The two paterns for handlig vector.maskedload on AMD GPUs had an overlap - both the "scalar mask becomes an if statement" pattern and the "masked loads become a normal load + a select on buffers" patterns could handle a load with a broadcast mask on a fat buffer resource.
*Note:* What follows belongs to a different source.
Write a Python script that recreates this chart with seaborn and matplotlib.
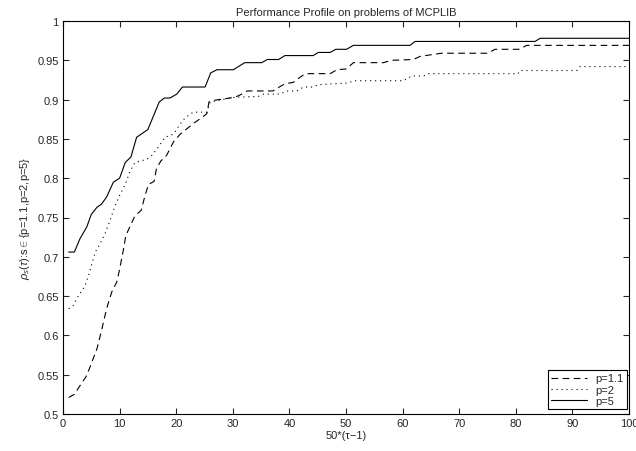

This commet add checks to resolve the overlap.

llvmbot · 2025-09-19T16:04:23Z

@llvm/pr-subscribers-mlir-gpu
@llvm/pr-subscribers-backend-amdgpu

@llvm/pr-subscribers-mlir-amdgpu

Author: Krzysztof Drewniak (krzysz00)

Changes

The two paterns for handlig vector.maskedload on AMD GPUs had an overlap - both the "scalar mask becomes an if statement" pattern and the "masked loads become a normal load + a select on buffers" patterns could handle a load with a broadcast mask on a fat buffer resource.

This commet add checks to resolve the overlap.

Full diff: https://github.com/llvm/llvm-project/pull/159805.diff

1 Files Affected:

(modified) mlir/lib/Dialect/AMDGPU/Transforms/MaskedloadToLoad.cpp (+24-10)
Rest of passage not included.